U.S. Central also declined to go into the matter, but noted that it is well aware of the seriousness of the situation. "That is something that is being discussed very intensely at the moment," said U.S. Central's Roger Dick. "We know this is a matter of great anxiety, and we are very chagrined about it. To say that we deeply regret what has happened is a dramatic understatement."

Dick said U.S. Central used e-mail, blast faxes and phone calls to keep its member corporates apprised of the situation, with e-mails going out nearly hourly at one point during the crisis.

Natural-person credit unions wanted to know why their respective corporates didn't have their own back-up systems in place so that even if U.S. Central's system went down, they would be protected.

Southeast Corporate, Tallahassee, Fla., for example, said it is investigating what sort of back-up system it may need to put in place. Western Corporate (WesCorp), San Dimas, Calif., on the other hand, had the ability to go to a back-up system but quickly realized that wasn't a viable option, according to Walter Laskos, manager of corporate communications..

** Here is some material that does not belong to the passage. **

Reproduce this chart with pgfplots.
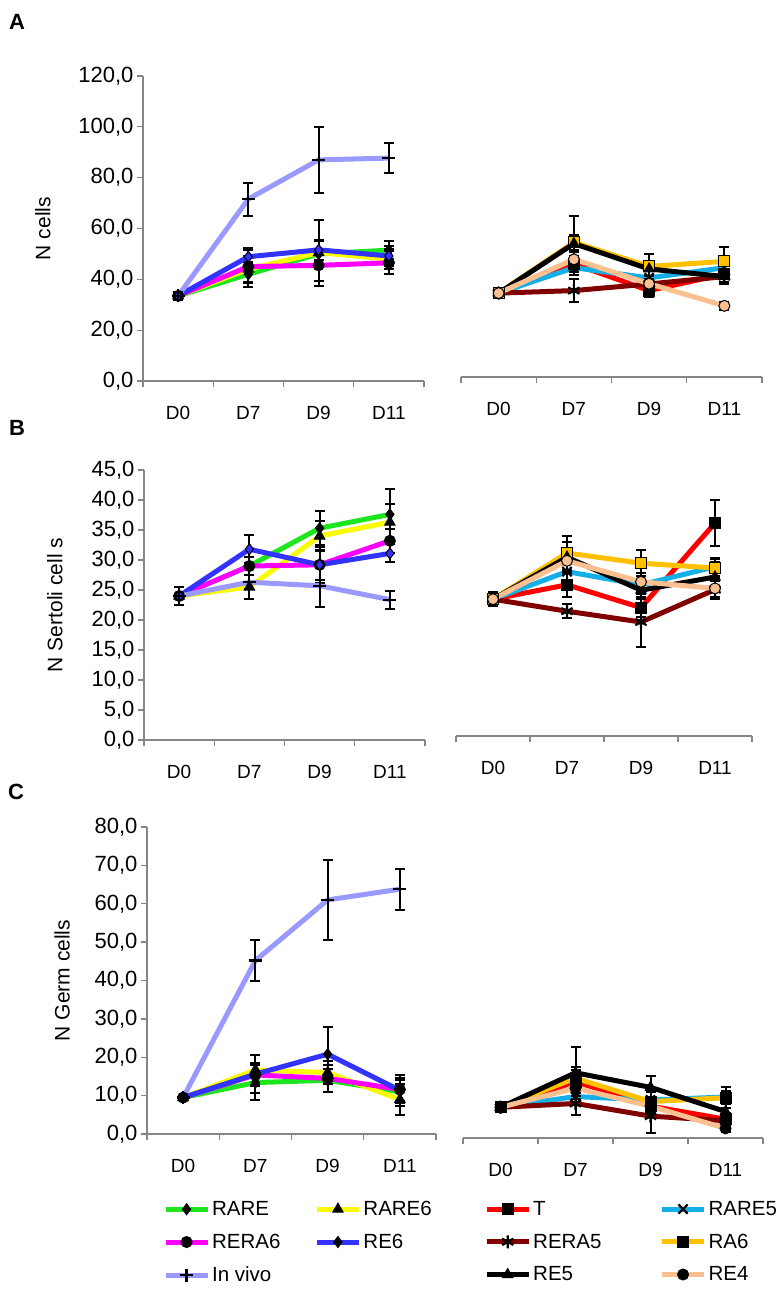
\documentclass[border=0pt]{standalone}
\usepackage{pgfplots}
\pgfplotsset{compat=1.18}
\usepackage{fontspec}
\setmainfont{Liberation Sans}
\definecolor{axgray}{RGB}{134,134,134}
\definecolor{cRARE}{RGB}{30,230,30}
\definecolor{cRARE6}{RGB}{250,250,0}
\definecolor{cRERA6}{RGB}{255,0,255}
\definecolor{cRE6}{RGB}{51,51,255}
\definecolor{cVIVO}{RGB}{153,153,255}
\definecolor{cT}{RGB}{255,0,0}
\definecolor{cRARE5}{RGB}{20,175,230}
\definecolor{cRERA5}{RGB}{128,0,0}
\definecolor{cRA6}{RGB}{255,192,0}
\definecolor{cRE5}{RGB}{0,0,0}
\definecolor{cRE4}{RGB}{250,192,144}
\newcommand{\tf}{\fontsize{22}{26}\selectfont}
\newcommand{\lf}{\fontsize{21}{25}\selectfont}
\newcommand{\gf}{\fontsize{20.5}{24}\selectfont}
\newcommand{\xf}{\fontsize{19}{22}\selectfont}
\pgfplotsset{
  panel/.style={
    scale only axis, clip=false, xmin=0, xmax=4, ymin=0,
    axis x line*=bottom,
    axis line style={axgray, line width=1.3pt, -},
    tick style={axgray, line width=1.3pt},
    tick align=outside,
    major tick length=6pt, minor tick length=6pt,
    xtick={0.5,1.5,2.5,3.5}, xticklabels={D0,D7,D9,D11},
    minor xtick={0,1,2,3,4},
    major x tick style={draw=none},
    x tick label style={font=\xf, anchor=center, yshift=-26pt},
    y tick label style={font=\tf},
    /pgf/number format/assume math mode=true,
    yticklabel style={/pgf/number format/.cd, fixed, fixed zerofill, precision=1, use comma},
    ylabel style={font=\lf, anchor=center},
  },
  leftp/.style={panel, axis y line*=left},
  rightp/.style={panel, axis y line=none, ytick=\empty},
  ser/.style={line width=5pt, mark size=5.5pt,
     mark options={solid, fill=black, draw=black, line width=1pt},
     error bars/y dir=both, error bars/y explicit,
     error bars/error bar style={black, line width=2pt, solid},
     error bars/error mark options={black, line width=2pt, mark size=5pt, rotate=90}},
  thickmark/.style={mark size=6.5pt, every mark/.append style={line width=2.2pt}},
  legstyle/.style={
    legend columns=2, legend cell align=left,
    legend style={draw=none, fill=none, font=\gf, anchor=north west,
      inner sep=0pt, row sep=13pt,
      /tikz/every odd column/.append style={column sep=0pt},
      /tikz/every even column/.append style={column sep=#1}},
    legend image code/.code={\draw[mark repeat=2,mark phase=2] plot coordinates {(0pt,0pt) (21pt,0pt) (42pt,0pt)};},
  },
}
\begin{document}
\begin{tikzpicture}
\useasboundingbox (0,0) rectangle (777pt,-1294pt);
\node[font=\fontsize{22}{26}\selectfont\bfseries] at (17pt,-22pt) {A};
\node[font=\fontsize{22}{26}\selectfont\bfseries] at (17pt,-428pt) {B};
\node[font=\fontsize{22}{26}\selectfont\bfseries] at (16pt,-792pt) {C};

% ---------------- A left
\begin{axis}[leftp, at={(143pt,-381pt)}, anchor=south west, width=281pt, height=305pt,
  ymax=120, ytick={0,20,...,120}, ylabel={N cells},
  ylabel style={at={(axis description cs:-0.356,0.5)}}]
\addplot[ser, color=cRARE, mark=diamond*] table[x index=0,y index=1,y error index=2] {
0.5 33.5 1.5
1.5 42 5
2.5 50 5
3.5 51.5 3.5
};
\addplot[ser, color=cRARE6, mark=triangle*, mark size=6pt] table[x index=0,y index=1,y error index=2] {
0.5 33.5 1.5
1.5 44 5
2.5 50.5 13
3.5 48 4
};
\addplot[ser, color=cRERA6, mark=*] table[x index=0,y index=1,y error index=2] {
0.5 33.5 1.5
1.5 45 6.5
2.5 45.5 6
3.5 46.5 4.5
};
\addplot[ser, color=cRE6, mark=diamond*, every mark/.append style={fill=cRE6}] table[x index=0,y index=1,y error index=2] {
0.5 33.5 1.5
1.5 48.9 3.5
2.5 51.6 4
3.5 49.2 4
};
\addplot[ser, color=cVIVO, mark=+, thickmark] table[x index=0,y index=1,y error index=2] {
0.5 33.5 1.5
1.5 71.6 6.5
2.5 87 13
3.5 87.7 5.8
};
\end{axis}

% ---------------- A right
\begin{axis}[rightp, at={(461pt,-377pt)}, anchor=south west, width=301pt, height=305pt, ymax=120]
\addplot[ser, color=cT, mark=square*] table[x index=0,y index=1,y error index=2] {
0.5 33 1
1.5 44.5 3
2.5 34 2.5
3.5 40.5 2
};
\addplot[ser, color=cRARE5, mark=x, thickmark] table[x index=0,y index=1,y error index=2] {
0.5 33 1
1.5 43 3
2.5 39 3
3.5 43 2
};
\addplot[ser, color=cRERA5, mark=asterisk, thickmark] table[x index=0,y index=1,y error index=2] {
0.5 33 1
1.5 34 4.5
2.5 36.6 3
3.5 39.5 2
};
\addplot[ser, color=cRA6, mark=square*, every mark/.append style={fill=cRA6}] table[x index=0,y index=1,y error index=2] {
0.5 33 1
1.5 53 3
2.5 43.5 5
3.5 45.5 5.5
};
\addplot[ser, color=cRE5, mark=triangle*, mark size=6pt] table[x index=0,y index=1,y error index=2] {
0.5 33 1
1.5 52.5 11
2.5 42.5 6
3.5 39.5 3
};
\addplot[ser, color=cRE4, mark=*, every mark/.append style={fill=cRE4}] table[x index=0,y index=1,y error index=2] {
0.5 33 1
1.5 46.3 3
2.5 36.7 3
3.5 28 1.5
};
\end{axis}

% ---------------- B left
\begin{axis}[leftp, at={(144pt,-740pt)}, anchor=south west, width=281pt, height=270pt,
  ymax=45, ytick={0,5,...,45}, ylabel={N Sertoli cell s},
  ylabel style={at={(axis description cs:-0.317,0.5)}}]
\addplot[ser, color=cRARE, mark=diamond*] table[x index=0,y index=1,y error index=2] {
0.5 24 1.5
1.5 29 1.5
2.5 35.3 2.8
3.5 37.6 4.2
};
\addplot[ser, color=cRARE6, mark=triangle*, mark size=6pt] table[x index=0,y index=1,y error index=2] {
0.5 24 1.5
1.5 25.5 2
2.5 34 2.5
3.5 36.3 3
};
\addplot[ser, color=cRERA6, mark=*] table[x index=0,y index=1,y error index=2] {
0.5 24 1.5
1.5 29 1.5
2.5 29.2 2.5
3.5 33.2 2
};
\addplot[ser, color=cRE6, mark=diamond*, every mark/.append style={fill=cRE6}] table[x index=0,y index=1,y error index=2] {
0.5 24 1.5
1.5 31.8 2.3
2.5 29.2 3
3.5 31.1 1.5
};
\addplot[ser, color=cVIVO, mark=+, thickmark] table[x index=0,y index=1,y error index=2] {
0.5 24 1.5
1.5 26.3 1.2
2.5 25.7 3.6
3.5 23.4 1.5
};
\end{axis}

% ---------------- B right
\begin{axis}[rightp, at={(456pt,-736pt)}, anchor=south west, width=296pt, height=270pt, ymax=45]
\addplot[ser, color=cT, mark=square*] table[x index=0,y index=1,y error index=2] {
0.5 22.8 1.2
1.5 25.2 2
2.5 21.4 1.5
3.5 35.5 3.9
};
\addplot[ser, color=cRARE5, mark=x, thickmark] table[x index=0,y index=1,y error index=2] {
0.5 22.8 1.2
1.5 27.4 2
2.5 25.2 1.5
3.5 28.2 1.5
};
\addplot[ser, color=cRERA5, mark=asterisk, thickmark] table[x index=0,y index=1,y error index=2] {
0.5 22.8 1.2
1.5 20.8 1.2
2.5 19 4.1
3.5 24.4 1.5
};
\addplot[ser, color=cRA6, mark=square*, every mark/.append style={fill=cRA6}] table[x index=0,y index=1,y error index=2] {
0.5 22.8 1.2
1.5 30.5 2.8
2.5 28.8 2.2
3.5 28 1.5
};
\addplot[ser, color=cRE5, mark=triangle*, mark size=6pt] table[x index=0,y index=1,y error index=2] {
0.5 22.8 1.2
1.5 29.8 2.5
2.5 24.3 1.5
3.5 26.5 2.5
};
\addplot[ser, color=cRE4, mark=*, every mark/.append style={fill=cRE4}] table[x index=0,y index=1,y error index=2] {
0.5 22.8 1.2
1.5 29.2 2
2.5 25.7 1.5
3.5 24.6 1.5
};
\end{axis}

% ---------------- C left
\begin{axis}[leftp, legstyle=32pt, at={(147pt,-1134pt)}, anchor=south west, width=289pt, height=307pt,
  ymax=80, ytick={0,10,...,80}, ylabel={N Germ cells},
  ylabel style={at={(axis description cs:-0.294,0.5)}},
  legend style={at={(axis description cs:0.055,-0.212)}}]
\addplot[ser, color=cRARE, mark=diamond*] table[x index=0,y index=1,y error index=2] {
0.5 9.5 0.5
1.5 13.4 4.5
2.5 14 3
3.5 11 3
};
\addlegendentry{RARE}
\addplot[ser, color=cRARE6, mark=triangle*, mark size=6pt] table[x index=0,y index=1,y error index=2] {
0.5 9.5 0.5
1.5 16.7 4
2.5 16 3
3.5 9 4
};
\addlegendentry{RARE6}
\addplot[ser, color=cRERA6, mark=*] table[x index=0,y index=1,y error index=2] {
0.5 9.5 0.5
1.5 15.4 3
2.5 14.5 3.5
3.5 11.6 3
};
\addlegendentry{RERA6}
\addplot[ser, color=cRE6, mark=diamond*] table[x index=0,y index=1,y error index=2] {
0.5 9.5 0.5
1.5 15.6 5
2.5 20.8 7
3.5 11.4 4
};
\addlegendentry{RE6}
\addplot[ser, color=cVIVO, mark=+, thickmark] table[x index=0,y index=1,y error index=2] {
0.5 9.5 0.5
1.5 45.2 5.4
2.5 61 10.5
3.5 63.8 5.3
};
\addlegendentry{In vivo}
\end{axis}

% ---------------- C right
\begin{axis}[rightp, legstyle=56pt, at={(463pt,-1138pt)}, anchor=south west, width=300pt, height=307pt, ymax=80,
  legend style={at={(axis description cs:0.07,-0.199)}}]
\addplot[ser, color=cT, mark=square*] table[x index=0,y index=1,y error index=2] {
0.5 8 0.5
1.5 14.7 3
2.5 8.3 2
3.5 4.9 1.5
};
\addlegendentry{T}
\addplot[ser, color=cRARE5, mark=x, thickmark] table[x index=0,y index=1,y error index=2] {
0.5 8 0.5
1.5 10.8 2
2.5 9.9 2
3.5 10.7 1.5
};
\addlegendentry{RARE5}
\addplot[ser, color=cRERA5, mark=asterisk, thickmark] table[x index=0,y index=1,y error index=2] {
0.5 8 0.5
1.5 9 3
2.5 5.7 4.5
3.5 4.5 1
};
\addlegendentry{RERA5}
\addplot[ser, color=cRA6, mark=square*] table[x index=0,y index=1,y error index=2] {
0.5 8 0.5
1.5 15.6 3
2.5 9.5 3
3.5 10.5 2.8
};
\addlegendentry{RA6}
\addplot[ser, color=cRE5, mark=triangle*, mark size=6pt] table[x index=0,y index=1,y error index=2] {
0.5 8 0.5
1.5 17 6.8
2.5 13.2 3
3.5 6.9 2
};
\addlegendentry{RE5}
\addplot[ser, color=cRE4, mark=*] table[x index=0,y index=1,y error index=2] {
0.5 8 0.5
1.5 13 2
2.5 8.3 2
3.5 2.5 1
};
\addlegendentry{RE4}
\end{axis}
\end{tikzpicture}
\end{document}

"WesCorp used to process ACH in-house in the past, but we found we could offer the service at a better rate and more efficiently by using U.S. Central as a vendor," Laskos related. "When U.S. Central was struggling to resolve the situation, we looked at what we could do at our end, but we determined that if we went to a back-up system, in the end we'd risk the duplication of items, which would only do more harm than good in the long run. That's why we were very careful not to just go running with something. We told our credit unions that the best course of action was to be patient and let U.S. Central work through this."